Fair enough. llvm::formatv() (see lldb-commits thread, we seem do have
diverged a bit...) should satisfy both of these requirements
("monolithic strings" and "not-streams"). Would you be OK with that?
(BTW, having a file+function name in each log message makes it easier
to find the source)


>
>
>> b) the need to explicitly specify the log source (class and function
>> names) explicitly - this leads to increased verboseness and
>> inconsistency
>
> I think having a convenience to add function name decorators is fine, but we need a way not to do it all the time.  We have logs that don't have function names because they log over several functions, and having the different names adds visual noise, would make the rest of the log impossible to line up nicely, and adds no important information.  You will write log statements infrequently, but you will have to read them much more frequently, so taking a little more effort to make them readable is well worth it.

What I am optimizing for is readability of the source code (the fact
that it coincides with "the time to write the log statement" is a
lucky coincidence). I often find that I am looking at a function which
spans several screens, even though it doesn't actually do much,
because half of the function is logging. Normally, I would try to
split this function up into smaller ones, but I find that the amount
of work done by the function is actually quite reasonable and
undivisible, but due to logging it gets spread out enormously.

I would be fine with some way of inhibiting decorations. But, I want
to hear what you think about this alternative: Just have file names
and line numbers always aligned.
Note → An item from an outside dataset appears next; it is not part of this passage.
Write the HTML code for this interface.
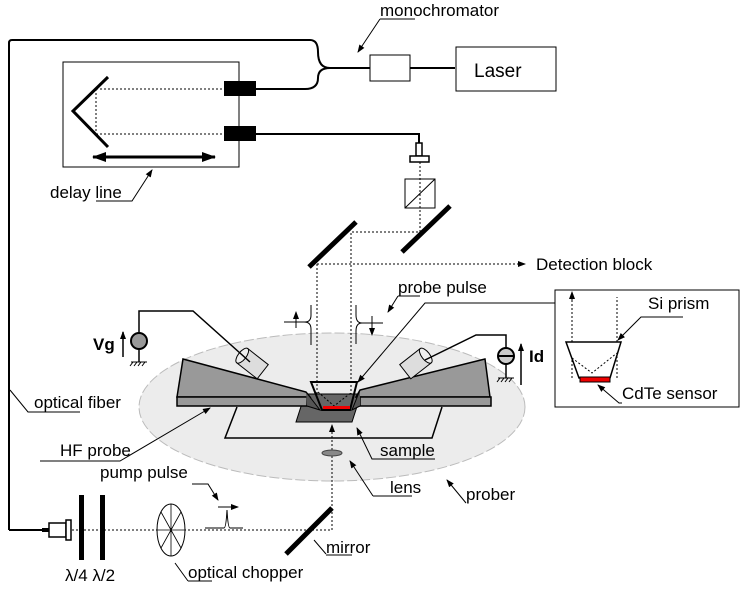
<!DOCTYPE html>
<html><head><style>body{margin:0;background:#fff}svg{display:block}text{font-family:"Liberation Sans",Arial,sans-serif;font-size:17px;fill:#000}</style></head>
<body>
<svg width="747" height="600" viewBox="0 0 747 600" xmlns="http://www.w3.org/2000/svg">
<defs>
<marker id="a" markerWidth="8" markerHeight="8" refX="7" refY="4" orient="auto" markerUnits="userSpaceOnUse"><path d="M0,1 L8,4 L0,7z" fill="#000"/></marker>
<marker id="b" markerWidth="14" markerHeight="10" refX="13" refY="5" orient="auto-start-reverse" markerUnits="userSpaceOnUse"><path d="M0,0 L14,5 L0,10z" fill="#000"/></marker>
</defs>
<ellipse cx="332" cy="407" rx="193" ry="74" fill="#ececec" stroke="#bbb" stroke-dasharray="10,3"/>
<g fill="none" stroke="#000" stroke-width="2">
<path d="M9,530 V43 Q9,40 12,40 H310 Q318,40 318,52 Q318,68 330,68 H370"/>
<path d="M255,89 H305 Q318,89 318,78 Q318,68 330,68"/>
<path d="M410,68 H455"/>
<path d="M255,134 H419 V143"/>
<path d="M9,530 H45"/>
</g>
<rect x="370" y="55" width="40" height="26" fill="#fff" stroke="#000"/>
<rect x="456" y="47" width="100" height="44" fill="#fff" stroke="#000"/>
<text x="474" y="77" style="font-size:19px">Laser</text>
<text x="380" y="16">monochromator</text>
<path d="M380,19 H415 M380,19 L358,52" stroke="#000" fill="none" marker-end="url(#a)"/>
<rect x="63" y="62" width="176" height="105" fill="#fff" stroke="#000"/>
<rect x="224" y="81" width="32" height="15" fill="#000"/>
<rect x="224" y="126" width="32" height="15" fill="#000"/>
<path d="M108,77 L73,111 L108,147" fill="none" stroke="#000" stroke-width="3"/>
<path d="M96,89 H224 M96,134 H224 M96,89 V134" stroke="#000" stroke-dasharray="2,2" fill="none"/>
<path d="M93,157 H215" stroke="#000" stroke-width="3" marker-start="url(#b)" marker-end="url(#b)"/>
<text x="50" y="198">delay line</text>
<path d="M96,201 H132 L152,170" stroke="#000" fill="none" marker-end="url(#a)"/>
<rect x="416" y="143" width="6" height="13" fill="#fff" stroke="#000" stroke-width="1.5"/>
<rect x="410" y="156" width="19" height="6" fill="#fff" stroke="#000" stroke-width="1.5"/>
<rect x="405" y="179" width="30" height="29" fill="#fff" stroke="#000"/>
<path d="M405,208 L435,179" stroke="#000"/>
<path d="M420,162 V232 H351 V398 M317,264 H523 M317,264 V398" stroke="#000" stroke-dasharray="2,2" fill="none"/>
<path d="M518,264 H525" stroke="#000" marker-end="url(#a)"/>
<text x="536" y="270">Detection block</text>
<path d="M309,267 L356,222 M402,252 L450,206" stroke="#000" stroke-width="5"/>
<text x="398" y="293">probe pulse</text>
<path d="M398,296 H420 M398,296 L388,312" stroke="#000" fill="none" marker-end="url(#a)"/>
<path d="M555,303 H425 L358,382" stroke="#000" fill="none" marker-end="url(#a)"/>
<path d="M284,322 H305 Q311,322 311,315 V305 M304,322 Q311,322 311,329 V345" stroke="#000" fill="none"/>
<path d="M296,328 V312" stroke="#000" marker-end="url(#a)"/>
<path d="M383,323 H362 Q356,323 356,315 V305 M362,323 Q356,323 356,331 V344" stroke="#000" fill="none"/>
<path d="M372,316 V335" stroke="#000" marker-end="url(#a)"/>
<path d="M237,407 L225,438 H432 L442,407" fill="none" stroke="#000" stroke-width="1.5"/>
<path d="M296,422 H352 L361,394 H305Z" fill="#666" stroke="#000"/>
<path d="M183,359 L306,392 L310,397 H177Z" fill="#999" stroke="#000" stroke-width="1.5"/>
<rect x="177" y="397" width="130" height="9" fill="#999" stroke="#000" stroke-width="1.5"/>
<path d="M306,392 L320,410 L307,406" fill="#555" stroke="#000"/>
<path d="M485,359 L360,390 L356,397 H490Z" fill="#999" stroke="#000" stroke-width="1.5"/>
<rect x="360" y="397" width="131" height="9" fill="#999" stroke="#000" stroke-width="1.5"/>
<path d="M360,390 L352,410 L360,406" fill="#555" stroke="#000"/>
<path d="M311,382 H357 L350,410 H322Z" fill="none" stroke="#000" stroke-width="2"/>
<path d="M318,392 L334,406 L352,392" stroke="#000" stroke-dasharray="2,2" fill="none"/>
<rect x="323" y="406" width="27" height="3" fill="#e00"/>
<g transform="translate(258,368) rotate(38)"><rect x="-20" y="-9" width="26" height="18" fill="#ddd" stroke="#000"/><ellipse cx="-20" cy="0" rx="4" ry="9" fill="#eee" stroke="#000"/></g>
<g transform="translate(410,368) rotate(-38)"><rect x="-6" y="-9" width="26" height="18" fill="#ddd" stroke="#000"/><ellipse cx="20" cy="0" rx="4" ry="9" fill="#eee" stroke="#000"/></g>
<path d="M139,333 V311 H193 L250,362 M139,349 V362 M506,348 V335 H476 L425,360 M506,364 V378" fill="none" stroke="#000" stroke-width="1.5"/>
<circle cx="139" cy="341" r="8" fill="#999" stroke="#000" stroke-width="2"/>
<circle cx="506" cy="356" r="8" fill="#ccc" stroke="#000" stroke-width="2"/>
<path d="M498,356 H514" stroke="#000" stroke-width="2"/>
<path d="M131,362 H147 M133,362 l-3,4 M137,362 l-3,4 M141,362 l-3,4 M145,362 l-3,4 M498,378 H514 M500,378 l-3,4 M504,378 l-3,4 M508,378 l-3,4 M512,378 l-3,4" stroke="#000"/>
<path d="M123,357 V332" stroke="#000" stroke-width="1.5" marker-end="url(#a)"/>
<path d="M521,385 V344" stroke="#000" stroke-width="1.5" marker-end="url(#a)"/>
<text x="93" y="350" style="font-weight:bold">Vg</text>
<text x="529" y="362" style="font-weight:bold">Id</text>
<rect x="555" y="290" width="184" height="117" fill="#fff" stroke="#000"/>
<path d="M572,378 V297 M617,378 V297" stroke="#000" stroke-dasharray="2,2" fill="none"/>
<path d="M572,300 V292" stroke="#000" marker-end="url(#a)"/>
<path d="M566,342 H621 L610,378 H579Z" fill="#fff" stroke="#000" stroke-width="1.5"/>
<path d="M572,358 L592,373 L617,353" stroke="#000" stroke-dasharray="2,2" fill="none"/>
<rect x="580" y="377" width="30" height="5" fill="#e00" stroke="#000"/>
<text x="648" y="309">Si prism</text>
<path d="M683,317 H641 L618,340" stroke="#000" fill="none" marker-end="url(#a)"/>
<text x="622" y="399">CdTe sensor</text>
<path d="M622,403 H619 L598,385" stroke="#000" fill="none" marker-end="url(#a)"/>
<text x="34" y="408">optical fiber</text>
<path d="M10,390 L28,412 H80" stroke="#000" fill="none"/>
<text x="60" y="456">HF probe</text>
<path d="M40,461 H120 L210,408" stroke="#000" fill="none" marker-end="url(#a)"/>
<text x="380" y="456">sample</text>
<path d="M383,459 H435" stroke="#000" fill="none"/>
<path d="M383,459 L372,459 L357,428" stroke="#000" fill="none" marker-end="url(#a)"/>
<path d="M332,530 V430" stroke="#000" stroke-dasharray="2,2" fill="none"/>
<path d="M332,432 V425" stroke="#000" marker-end="url(#a)"/>
<ellipse cx="332" cy="453" rx="10" ry="3" fill="#888" stroke="#444"/>
<text x="390" y="493">lens</text>
<path d="M373,496 L350,461" stroke="#000" fill="none" marker-end="url(#a)"/>
<path d="M373,496 H412" stroke="#000"/>
<text x="466" y="500">prober</text>
<path d="M466,503 L447,480" stroke="#000" fill="none" marker-end="url(#a)"/>
<path d="M72,530 H332" stroke="#000" stroke-dasharray="2,2"/>
<path d="M286,554 L332,508" stroke="#000" stroke-width="5"/>
<text x="326" y="553">mirror</text>
<path d="M326,554 L314,540 M326,555 H352" stroke="#000" fill="none"/>
<rect x="42" y="528" width="7" height="4" fill="#000"/>
<rect x="49" y="523" width="17" height="14" fill="#fff" stroke="#000" stroke-width="1.5"/>
<rect x="66" y="520" width="5" height="20" fill="#fff" stroke="#000" stroke-width="1.5"/>
<rect x="79" y="495" width="5" height="65" fill="#000"/>
<rect x="100" y="495" width="5" height="65" fill="#000"/>
<text x="65" y="581">λ/4 λ/2</text>
<ellipse cx="171" cy="530" rx="14" ry="26" fill="#fff" stroke="#000"/>
<path d="M171,504 V556 M157,530 H185 M161,512 L181,548 M161,548 L181,512" stroke="#000" stroke-width="0.8"/>
<text x="188" y="578">optical chopper</text>
<path d="M188,581 H212 M188,581 L175,563" stroke="#000" fill="none"/>
<text x="100" y="478">pump pulse</text>
<path d="M192,484 H208 L218,500" stroke="#000" fill="none" marker-end="url(#a)"/>
<path d="M205,528 H224 Q226,528 227,510 Q228,528 230,528 H243" stroke="#000" fill="none"/>
<path d="M218,507 H238" stroke="#000" marker-end="url(#a)"/>
</svg>
</body></html>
For lines, we could reserve four
characters, for filenames 35 (only 7 files currently are longer than
35 chars -- these would get truncated, or misaligned, as you see fit).


>
>> c) the need to write if(log) everywhere -- also increases visual noise
>
> Sometimes you need to do some preliminary calculations to gather the materials you want to log, so the code in the "if (log)" is not trivial.  It has to be inside the "if (log)" however, since you only want to do logging computations if you are logging.  I'd really rather not have to write this in a macro as that makes it hard to read and harder to debug.  That doesn't argue against adding these macros, but it does argue that we need to keep the old form.
>
> Aesthetically, your form does not make it clear that the logging statements are not getting done if logging is off.  I don't want somebody casually working on the code not to log something because they were unsure of this.  We could address that through documentation, a solution whose goodness is weighted by the faith you have in how many people read this sort of documentation.

I would assume people who care about performance to this level will be
familiar with the performance characteristics of logging. For me this
potential confusion is less important than making the code flow
nicely, although I see how you may have different opinion.

>> - LLDB_LOG() vs. LLDB_LOG(log) -- All our log variables are named log,
>> so maybe we don't have to reference them explicitly? I couldn't decide
>> whether that helps or hurts readability. (I wanted to keep the log
>> variables, instead of specifying the log flags explicitly, as that
>> means individual log statements can be very cheap, and short.)
>
> I'd rather keep this explicit.  I don't know if we do it ever, but it is totally reasonable that one function might want to funnel information to two different channels.  Also, it makes explicit the connection between the log object and the channel it is opened for.  It is a bit weird to have a seemingly unused log creation line, then a bunch of logs later on that don't look connected to it.  The more oddities you put in the code the harder it is for a new engineer to begin to grok it.

OK.


>
> For starters, it has builtin support for formatting ranges.  So if you're ever looping over entities formatting them, as long as the entity itself has a formatter defined, you can simply pass it directly to formatv and it will do the right thing.  (It has some customization support built in as well so you can control how to separate items).
> Secondly, When you have to do some work to get the value you want to format, you could either define a custom formatter for the type in question, and the formatter does all the work, or you could write a function to return the value you want to format, and call that in the argument list, as long as the return type has an associated formatter.
> I'm sure there will still be cases where you want to use the old method, but I think this would handle quite a few of them and reduce the amount of code you have to read / write when dealing with logging code.

Agreed. We're bound to run into cases where we want to have code that
is run only when logging is enabled, but it isn't directly a logging
statement. So we should have some form of "if(log)", but it should not
need to be used that often.

> So the stream stuff all now needs to mark where the logging begins and ends:
>
>    if (log) *log << log::start_message << 1 << ' ' << 2 << ' ' << 3 << '\n' << std::end_message;
> And that starts to ruin the nice concrete log calls we had with log->Printf() since each call to log->Printf() was a complete message. I am open to ideas on how to solve this. Anyone have any ideas?


So, the way I solve that in my mockup is by having a temporary object.
It's constructor does any initialization work necessary (in my case,
printing file and line number). In the destructor I flush the log
message to the underlying streams. You could use the same approach,
but synchronize via mutexes, or whatever else you want.